Supporters of zonal pricing argue that it would give Scotland some of the cheapest energy prices in Europe. The also believe it could also solve the problem of so called constraint payments, where energy producers are paid to shut down power generation to the grid when it is not needed. UK taxpayers paid £390 million in constraint payments to Scottish wind farm operators in 2024, recent data has showed.
However, industry has warned zonal pricing could in fact lead to higher energy bills for both households and businesses. They argue that even a modest increase in the costs of building renewable projects would negate any potential savings from zonal pricing.
Developers in Scotland are expected to build over 45GW of offshore wind in Scottish waters, largely through the ScotWind leasing rounds and Intog.
Signatories include most of the developers of offshore wind in Scotland including Blue Float Nadara, Copenhagen Infrastructure Partners (CIP), Ocean Winds, Red Rock Rewewables, Scottish Power, SSE and Thistle Wind Partners.
The letter warns the “continued presence of zonal pricing on the table is already stalling investment in the UK amidst fierce global competition, with ripple effects being felt throughout the supply chains that we should be growing”.
Trade body Scottish Renewables, which has also supported the letter, has estimated that each gigawatt of power delivered through offshore wind represents £1bn of investment, with benefits to the UK supply chain expected to deliver tens of thousands of jobs.

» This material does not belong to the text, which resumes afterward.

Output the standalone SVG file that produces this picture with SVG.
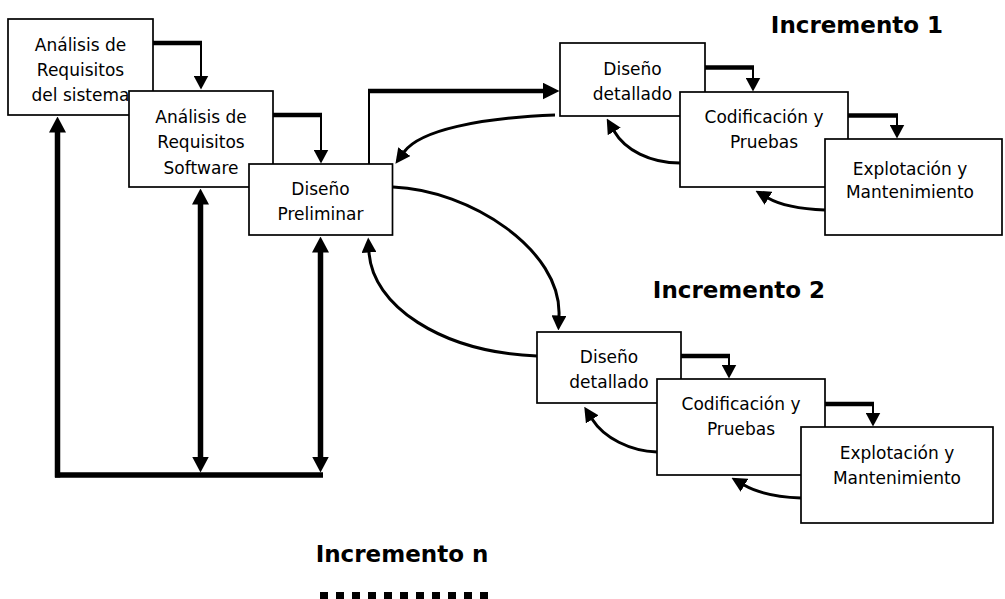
<svg xmlns="http://www.w3.org/2000/svg" width="1005" height="599" viewBox="0 0 1005 599">
<style>
.box{fill:#fff;stroke:#000;stroke-width:1.7}
.lbl{font-family:"DejaVu Sans",sans-serif;font-size:17px;text-anchor:middle;fill:#000}
.hd{font-family:"DejaVu Sans",sans-serif;font-weight:bold;font-size:23px;text-anchor:middle;fill:#000}
.thick{stroke:#000;stroke-width:4.5;fill:none}
.thin{stroke:#000;stroke-width:2;fill:none}
.curve{stroke:#000;stroke-width:3;fill:none}
.fb{stroke:#000;stroke-width:5.5;fill:none}
</style>
<defs>
<marker id="as" markerUnits="userSpaceOnUse" markerWidth="14" markerHeight="15" viewBox="0 0 14 15" refX="0.5" refY="7.5" orient="auto"><path d="M0,0 L14,7.5 L0,15 z" fill="#000"/></marker>
<marker id="ac" markerUnits="userSpaceOnUse" markerWidth="15" markerHeight="15" viewBox="0 0 15 15" refX="0.5" refY="7.5" orient="auto"><path d="M0,0 L15,7.5 L0,15 z" fill="#000"/></marker>
<marker id="af" markerUnits="userSpaceOnUse" markerWidth="16" markerHeight="17" viewBox="0 0 16 17" refX="0.5" refY="8.5" orient="auto-start-reverse"><path d="M0,0 L16,8.5 L0,17 z" fill="#000"/></marker>
<marker id="ah" markerUnits="userSpaceOnUse" markerWidth="17" markerHeight="17" viewBox="0 0 17 17" refX="0.5" refY="8.5" orient="auto"><path d="M0,0 L17,8.5 L0,17 z" fill="#000"/></marker>
</defs>
<rect width="1005" height="599" fill="#fff"/>

<g id="req-sistema">
<rect class="box" x="8" y="19" width="145" height="96"/>
<text class="lbl" x="80.5" y="51">Análisis de</text>
<text class="lbl" x="80.5" y="76">Requisitos</text>
<text class="lbl" x="80.5" y="101">del sistema</text>
</g>
<g id="req-software">
<rect class="box" x="129" y="91" width="144" height="96"/>
<text class="lbl" x="201" y="123">Análisis de</text>
<text class="lbl" x="201" y="148">Requisitos</text>
<text class="lbl" x="201" y="174">Software</text>
</g>
<g id="diseno-preliminar">
<rect class="box" x="249" y="164" width="143.5" height="71"/>
<text class="lbl" x="320.5" y="195">Diseño</text>
<text class="lbl" x="320.5" y="220">Preliminar</text>
</g>

<g id="titulo-inc1"><text class="hd" x="857" y="33">Incremento 1</text></g>
<g id="diseno-detallado-1">
<rect class="box" x="560" y="43" width="145" height="73"/>
<text class="lbl" x="632.5" y="75">Diseño</text>
<text class="lbl" x="632.5" y="100">detallado</text>
</g>
<g id="codificacion-1">
<rect class="box" x="680" y="92" width="168" height="95"/>
<text class="lbl" x="764" y="123">Codificación y</text>
<text class="lbl" x="764" y="148">Pruebas</text>
</g>
<g id="explotacion-1">
<rect class="box" x="825" y="139" width="177" height="96"/>
<text class="lbl" x="910" y="175">Explotación y</text>
<text class="lbl" x="910" y="198">Mantenimiento</text>
</g>

<g id="titulo-inc2"><text class="hd" x="739" y="298">Incremento 2</text></g>
<g id="diseno-detallado-2">
<rect class="box" x="537" y="332" width="144" height="71"/>
<text class="lbl" x="609" y="363">Diseño</text>
<text class="lbl" x="609" y="388">detallado</text>
</g>
<g id="codificacion-2">
<rect class="box" x="657" y="379" width="168" height="96"/>
<text class="lbl" x="741" y="410">Codificación y</text>
<text class="lbl" x="741" y="435">Pruebas</text>
</g>
<g id="explotacion-2">
<rect class="box" x="801" y="427" width="192" height="96"/>
<text class="lbl" x="897" y="459">Explotación y</text>
<text class="lbl" x="897" y="484">Mantenimiento</text>
</g>

<g id="titulo-incn"><text class="hd" x="402" y="562">Incremento n</text></g>
<g id="continuacion"><line x1="320" y1="596" x2="488" y2="596" stroke="#000" stroke-width="8" stroke-dasharray="8 8"/></g>

<g id="connectors">
<path class="thick" d="M153,43 H202"/>
<path class="thin" d="M201,43 V76" marker-end="url(#as)"/>
<path class="thick" d="M273,115 H322"/>
<path class="thin" d="M321,115 V150" marker-end="url(#as)"/>
<path class="thick" d="M705,67.5 H754"/>
<path class="thin" d="M753,67.5 V78" marker-end="url(#as)"/>
<path class="thick" d="M848,115.5 H898"/>
<path class="thin" d="M897,115.5 V125" marker-end="url(#as)"/>
<path class="thick" d="M681,356 H730"/>
<path class="thin" d="M729,356 V365" marker-end="url(#as)"/>
<path class="thick" d="M825,404 H874"/>
<path class="thin" d="M873,404 V413" marker-end="url(#as)"/>

<path class="thin" d="M369,164 V90"/>
<path class="thick" d="M368,91 H543" stroke-width="5" marker-end="url(#ah)"/>

<path class="curve" d="M555,115 C480,118 420,130 404,152" marker-end="url(#ac)"/>
<path class="curve" d="M680,163 C650,163 625,150 614,131" marker-end="url(#ac)"/>
<path class="curve" d="M825,210 C800,209 780,205 768,198" marker-end="url(#ac)"/>
<path class="curve" d="M393,187 C470,190 562,250 559,316" marker-end="url(#ac)"/>
<path class="curve" d="M537,356 C440,352 372,305 369,252" marker-end="url(#ac)"/>
<path class="curve" d="M657,452 C630,451 604,438 592,419" marker-end="url(#ac)"/>
<path class="curve" d="M801,498 C776,497 756,492 744,485" marker-end="url(#ac)"/>

<path class="fb" d="M55,475 H323"/>
<path class="fb" d="M57.5,477.5 V132" marker-end="url(#af)"/>
<path class="fb" d="M200.5,457 V204" marker-start="url(#af)" marker-end="url(#af)"/>
<path class="fb" d="M320.5,457 V252" marker-start="url(#af)" marker-end="url(#af)"/>
</g>
</svg>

Scottish Renewables chief executive Claire Mack said: “As we ramp up the delivery of clean power projects across Scotland, zonal pricing has become a dangerous distraction which risks derailing these vital new developments for energy security. Any theoretical benefits of zonal pricing have not been convincingly demonstrated and would take at least seven years to deliver.
“Scotland has become a key hub for investment in clean energy infrastructure, driving the move towards a sustainable and future-proof electricity system. However, to maintain and accelerate this momentum, it is imperative that these critical projects are safeguarded against the increasingly complex challenges we face in the current economic landscape.
“The renewable energy industry stands ready to support positive reforms which will offer a double win for consumers and industry, such as modernising unfair transmission charges. These are reforms which require considerable focus from government to deliver but will improve rather than impair industry.
“We urge the UK Government to rule out zonal pricing and commit to workable reforms which ensure industry can deliver the high-value jobs, new supply chains and affordable energy which are crucial for the future prosperity of our country.”